**What you are asked to do**: Copy exactly the lines of the records below, and only those lines, beginning with the line that contains "Recreate this image as a web page that uses Apache" and ending with the line that contains "const yName = 'Per cent';".

**Recorded data**:

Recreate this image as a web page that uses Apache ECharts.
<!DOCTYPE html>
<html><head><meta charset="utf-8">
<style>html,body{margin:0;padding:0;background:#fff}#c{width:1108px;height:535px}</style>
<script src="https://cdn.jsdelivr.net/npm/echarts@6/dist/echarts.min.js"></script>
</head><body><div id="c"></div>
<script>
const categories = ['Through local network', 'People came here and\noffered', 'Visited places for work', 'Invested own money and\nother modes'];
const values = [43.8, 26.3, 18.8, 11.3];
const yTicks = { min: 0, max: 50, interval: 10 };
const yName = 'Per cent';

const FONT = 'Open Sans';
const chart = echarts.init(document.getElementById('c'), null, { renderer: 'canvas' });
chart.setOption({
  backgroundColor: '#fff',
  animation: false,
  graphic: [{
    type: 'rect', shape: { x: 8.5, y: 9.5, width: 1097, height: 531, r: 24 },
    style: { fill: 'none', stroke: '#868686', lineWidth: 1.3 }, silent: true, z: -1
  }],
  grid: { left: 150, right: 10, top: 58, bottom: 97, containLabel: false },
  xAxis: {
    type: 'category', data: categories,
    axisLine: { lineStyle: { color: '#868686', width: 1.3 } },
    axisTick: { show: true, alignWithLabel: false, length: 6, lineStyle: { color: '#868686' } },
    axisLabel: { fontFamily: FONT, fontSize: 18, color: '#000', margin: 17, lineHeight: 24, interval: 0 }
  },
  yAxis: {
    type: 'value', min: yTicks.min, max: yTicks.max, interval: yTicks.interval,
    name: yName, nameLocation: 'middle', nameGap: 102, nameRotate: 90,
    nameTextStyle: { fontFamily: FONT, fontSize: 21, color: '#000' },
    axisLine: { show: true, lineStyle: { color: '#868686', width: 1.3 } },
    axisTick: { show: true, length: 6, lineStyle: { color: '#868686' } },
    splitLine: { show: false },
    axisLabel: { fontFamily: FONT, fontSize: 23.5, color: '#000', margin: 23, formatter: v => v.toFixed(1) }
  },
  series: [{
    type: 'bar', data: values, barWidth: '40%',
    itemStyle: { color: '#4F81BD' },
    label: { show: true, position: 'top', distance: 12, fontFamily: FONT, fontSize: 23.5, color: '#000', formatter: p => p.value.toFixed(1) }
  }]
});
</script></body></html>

---

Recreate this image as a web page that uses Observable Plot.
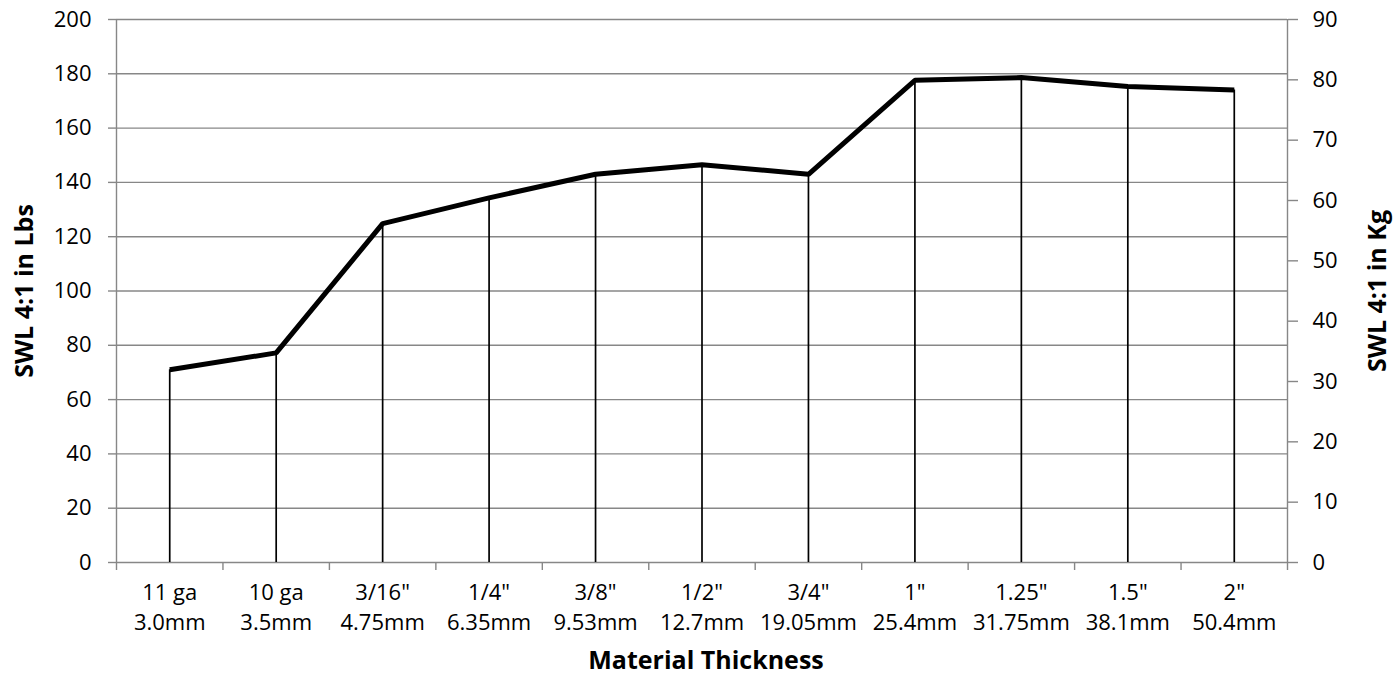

---

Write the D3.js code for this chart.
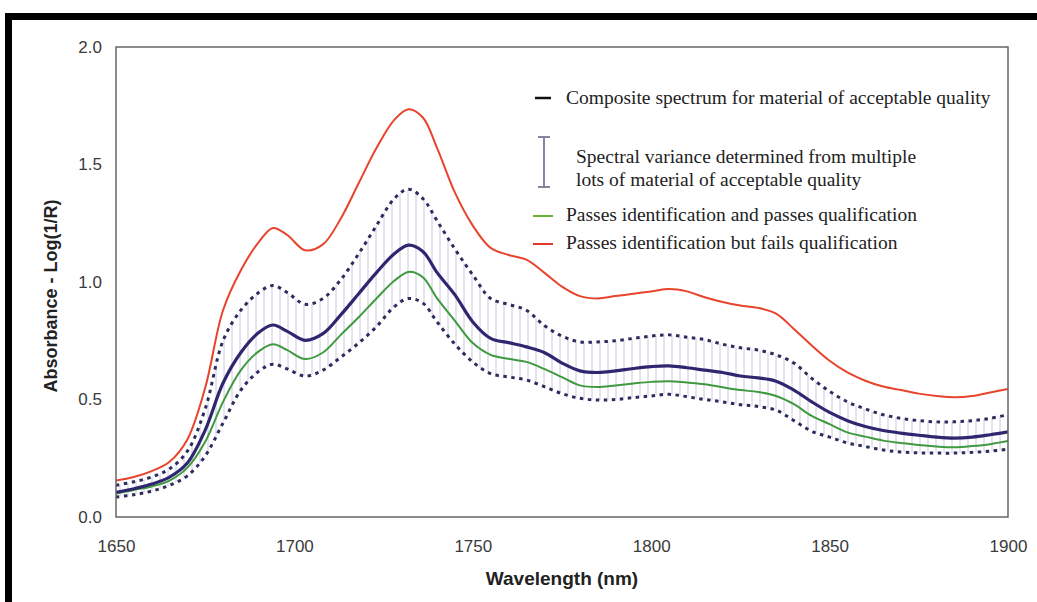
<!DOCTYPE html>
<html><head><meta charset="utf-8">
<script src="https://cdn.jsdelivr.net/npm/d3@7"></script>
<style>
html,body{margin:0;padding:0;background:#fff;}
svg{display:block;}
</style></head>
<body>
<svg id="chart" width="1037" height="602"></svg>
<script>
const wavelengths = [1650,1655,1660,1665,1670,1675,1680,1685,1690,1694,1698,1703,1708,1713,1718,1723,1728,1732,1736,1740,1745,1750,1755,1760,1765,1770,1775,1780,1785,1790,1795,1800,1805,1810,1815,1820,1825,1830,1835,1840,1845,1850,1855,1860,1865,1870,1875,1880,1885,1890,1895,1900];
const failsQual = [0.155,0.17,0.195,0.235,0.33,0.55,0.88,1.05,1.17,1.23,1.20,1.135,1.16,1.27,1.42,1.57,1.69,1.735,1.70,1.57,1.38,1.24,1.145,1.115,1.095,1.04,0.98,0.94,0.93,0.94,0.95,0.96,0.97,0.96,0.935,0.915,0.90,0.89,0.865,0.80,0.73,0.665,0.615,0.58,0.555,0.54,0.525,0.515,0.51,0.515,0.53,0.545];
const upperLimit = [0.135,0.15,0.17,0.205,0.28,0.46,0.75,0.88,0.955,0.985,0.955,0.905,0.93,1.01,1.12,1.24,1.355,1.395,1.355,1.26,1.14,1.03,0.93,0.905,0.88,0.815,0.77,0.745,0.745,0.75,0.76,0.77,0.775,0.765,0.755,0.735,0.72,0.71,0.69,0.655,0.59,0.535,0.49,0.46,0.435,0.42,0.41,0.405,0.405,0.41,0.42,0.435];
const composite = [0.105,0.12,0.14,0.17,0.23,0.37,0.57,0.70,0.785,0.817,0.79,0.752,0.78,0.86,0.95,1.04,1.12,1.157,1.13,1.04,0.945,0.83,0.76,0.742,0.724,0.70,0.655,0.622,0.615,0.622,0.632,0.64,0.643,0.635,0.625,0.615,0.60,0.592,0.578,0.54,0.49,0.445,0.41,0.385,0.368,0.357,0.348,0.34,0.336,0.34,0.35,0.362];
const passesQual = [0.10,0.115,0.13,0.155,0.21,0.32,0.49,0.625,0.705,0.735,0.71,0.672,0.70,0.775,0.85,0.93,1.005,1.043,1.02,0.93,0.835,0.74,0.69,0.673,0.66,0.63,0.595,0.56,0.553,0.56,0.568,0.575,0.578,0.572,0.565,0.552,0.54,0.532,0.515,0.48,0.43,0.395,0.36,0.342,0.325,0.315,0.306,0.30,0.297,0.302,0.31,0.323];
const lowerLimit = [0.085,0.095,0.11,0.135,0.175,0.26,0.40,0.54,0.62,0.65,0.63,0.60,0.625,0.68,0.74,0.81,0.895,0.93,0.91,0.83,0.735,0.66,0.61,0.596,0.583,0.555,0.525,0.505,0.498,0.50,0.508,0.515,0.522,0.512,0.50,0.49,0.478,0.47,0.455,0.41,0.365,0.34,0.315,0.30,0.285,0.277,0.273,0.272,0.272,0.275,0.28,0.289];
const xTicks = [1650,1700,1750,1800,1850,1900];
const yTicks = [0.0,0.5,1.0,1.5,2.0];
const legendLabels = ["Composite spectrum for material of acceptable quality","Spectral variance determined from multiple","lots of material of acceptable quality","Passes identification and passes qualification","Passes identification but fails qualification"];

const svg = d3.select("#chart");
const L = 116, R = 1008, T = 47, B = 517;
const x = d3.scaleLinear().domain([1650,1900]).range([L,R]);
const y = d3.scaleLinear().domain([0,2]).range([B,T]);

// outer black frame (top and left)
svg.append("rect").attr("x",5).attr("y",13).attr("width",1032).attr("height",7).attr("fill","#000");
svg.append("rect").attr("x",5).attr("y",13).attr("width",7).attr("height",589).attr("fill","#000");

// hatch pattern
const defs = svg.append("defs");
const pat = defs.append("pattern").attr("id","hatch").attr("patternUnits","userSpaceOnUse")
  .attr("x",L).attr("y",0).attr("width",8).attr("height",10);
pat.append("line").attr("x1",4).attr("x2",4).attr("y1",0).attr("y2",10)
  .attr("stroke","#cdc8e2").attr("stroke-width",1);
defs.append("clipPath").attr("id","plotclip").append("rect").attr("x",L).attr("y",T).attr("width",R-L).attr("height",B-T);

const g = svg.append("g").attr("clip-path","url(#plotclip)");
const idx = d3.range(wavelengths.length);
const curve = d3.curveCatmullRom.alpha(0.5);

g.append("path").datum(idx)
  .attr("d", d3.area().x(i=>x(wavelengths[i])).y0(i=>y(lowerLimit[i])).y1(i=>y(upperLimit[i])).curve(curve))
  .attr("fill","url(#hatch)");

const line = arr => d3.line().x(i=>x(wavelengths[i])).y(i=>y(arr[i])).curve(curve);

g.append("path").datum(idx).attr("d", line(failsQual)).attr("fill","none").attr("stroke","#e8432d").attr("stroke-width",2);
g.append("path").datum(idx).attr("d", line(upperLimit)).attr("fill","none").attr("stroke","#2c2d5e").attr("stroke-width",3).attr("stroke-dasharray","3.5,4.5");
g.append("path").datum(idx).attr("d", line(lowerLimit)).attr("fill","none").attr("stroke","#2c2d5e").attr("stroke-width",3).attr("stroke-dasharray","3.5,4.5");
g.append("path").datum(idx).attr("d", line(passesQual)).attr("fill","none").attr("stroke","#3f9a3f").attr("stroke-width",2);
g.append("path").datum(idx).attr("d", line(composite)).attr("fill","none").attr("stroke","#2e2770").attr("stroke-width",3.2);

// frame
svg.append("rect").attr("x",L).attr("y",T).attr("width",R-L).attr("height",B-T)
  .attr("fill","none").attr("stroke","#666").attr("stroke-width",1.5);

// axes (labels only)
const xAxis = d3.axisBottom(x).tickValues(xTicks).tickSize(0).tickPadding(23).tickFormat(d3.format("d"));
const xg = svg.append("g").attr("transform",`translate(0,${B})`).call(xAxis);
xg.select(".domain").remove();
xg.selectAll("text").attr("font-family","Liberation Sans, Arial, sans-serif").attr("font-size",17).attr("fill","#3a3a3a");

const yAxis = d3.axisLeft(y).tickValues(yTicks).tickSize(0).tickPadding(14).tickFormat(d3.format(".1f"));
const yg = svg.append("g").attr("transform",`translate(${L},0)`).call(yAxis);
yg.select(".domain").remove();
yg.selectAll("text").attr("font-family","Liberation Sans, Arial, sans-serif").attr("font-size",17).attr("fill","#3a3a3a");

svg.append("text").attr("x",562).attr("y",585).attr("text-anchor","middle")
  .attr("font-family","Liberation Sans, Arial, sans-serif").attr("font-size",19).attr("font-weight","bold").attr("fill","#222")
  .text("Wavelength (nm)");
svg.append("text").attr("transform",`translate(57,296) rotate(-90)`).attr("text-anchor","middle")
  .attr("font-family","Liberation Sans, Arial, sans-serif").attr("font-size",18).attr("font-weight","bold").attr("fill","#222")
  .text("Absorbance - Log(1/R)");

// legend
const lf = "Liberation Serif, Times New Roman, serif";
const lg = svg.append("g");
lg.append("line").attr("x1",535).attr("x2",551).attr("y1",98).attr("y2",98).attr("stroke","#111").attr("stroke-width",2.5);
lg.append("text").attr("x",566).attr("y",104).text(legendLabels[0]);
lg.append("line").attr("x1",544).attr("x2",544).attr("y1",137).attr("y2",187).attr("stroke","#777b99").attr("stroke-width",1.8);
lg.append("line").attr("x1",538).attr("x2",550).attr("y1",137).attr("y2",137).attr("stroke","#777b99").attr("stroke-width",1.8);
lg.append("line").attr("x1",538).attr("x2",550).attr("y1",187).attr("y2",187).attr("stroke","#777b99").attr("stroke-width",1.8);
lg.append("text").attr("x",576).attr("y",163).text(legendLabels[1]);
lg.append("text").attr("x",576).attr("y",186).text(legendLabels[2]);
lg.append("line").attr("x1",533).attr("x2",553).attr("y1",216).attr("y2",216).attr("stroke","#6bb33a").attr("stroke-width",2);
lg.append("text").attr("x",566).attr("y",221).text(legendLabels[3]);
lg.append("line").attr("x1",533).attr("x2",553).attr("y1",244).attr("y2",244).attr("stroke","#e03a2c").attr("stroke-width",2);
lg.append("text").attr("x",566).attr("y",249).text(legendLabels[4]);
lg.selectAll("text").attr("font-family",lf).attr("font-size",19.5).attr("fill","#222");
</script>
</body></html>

**Solved exercise**:
Recreate this image as a web page that uses Apache ECharts.
<!DOCTYPE html>
<html><head><meta charset="utf-8">
<style>html,body{margin:0;padding:0;background:#fff}#c{width:1108px;height:535px}</style>
<script src="https://cdn.jsdelivr.net/npm/echarts@6/dist/echarts.min.js"></script>
</head><body><div id="c"></div>
<script>
const categories = ['Through local network', 'People came here and\noffered', 'Visited places for work', 'Invested own money and\nother modes'];
const values = [43.8, 26.3, 18.8, 11.3];
const yTicks = { min: 0, max: 50, interval: 10 };
const yName = 'Per cent';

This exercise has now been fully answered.